Name: John Lee
Sex: M
Birth: ABT. 1621 in England, sailed on Francis, age 13, 1634
Death: 8 AUG 1690 in Farmington, Hartford, CT
Note:
John Lee24. Born 1620 in probably Colchester, Essex, England. Died 8 Aug 1690 in Farmington, Conn. Occupation Settler, farmer.
Born between April 10 and Aug. 8, 1620, the patriarch of the Lee family sailed from Ipswich April 10, 1634, aged 13. No record of his parents has been found. However, it was said he was sent to America by his father, who planned to come later, but never did. He lived in Cambridge, Mass., for a year, and came to Hartford in 1635 with his guardian. In 1641, he was among the 84 settling proprietors of Farmington and was a constable in 1657. He lived on the west side of the main street.
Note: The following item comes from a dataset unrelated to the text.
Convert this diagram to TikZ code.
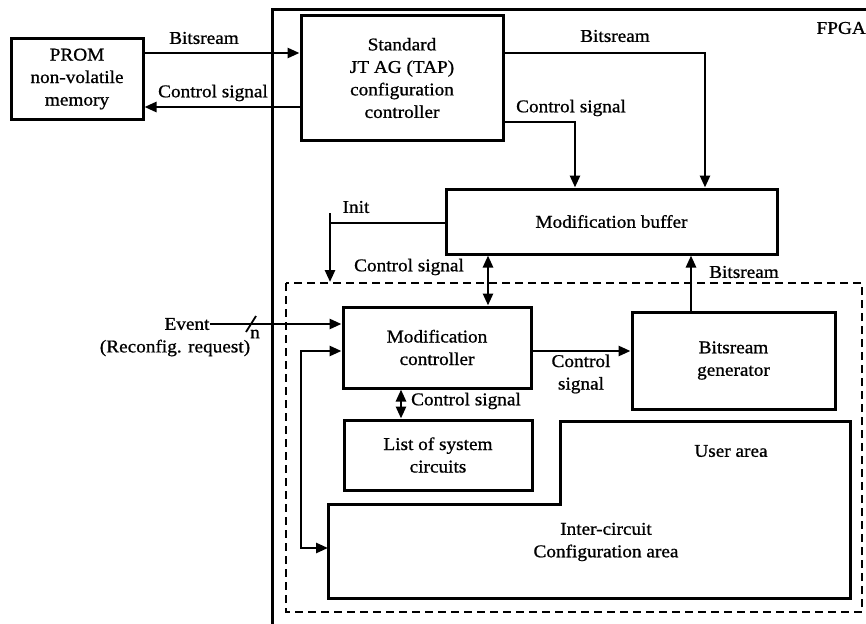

A monument to him was put in the old cemetery in 1876.24
"Born in the years of the Pilgrim exodus, in Colchester, Essex County, England -- a place which had long been noted as a hot-bed of the new ideas and spirit -- John Lee, a boy of 14 years, came to America under the care of William Westwood, a man of prominence and a member of the first General Court, landing at Boston in 1634. The following year he settled in Connecticut, making Hartford, then in its beginnings, his home until 1641. He then joined a second company which settled in Farmington, nine miles distant, a first company having located there the year before. His name appears among those of the first proprietors of the town. Here in this frontier settlement, he grew to manhood; was married at the age of 38 to Mary, daughter of Stephen Hart, leader of the colony; reared his family of six children; passed through all the vicissitudes of those early and trying years; died at length in
1690 at the age of 70, and was buried in the old Farmington Cemetery, where 20 years since a handsome monument was erected to his memory, replacing the original stone so long lost, with its rudely chisled inscription, and which now finds a place beside it."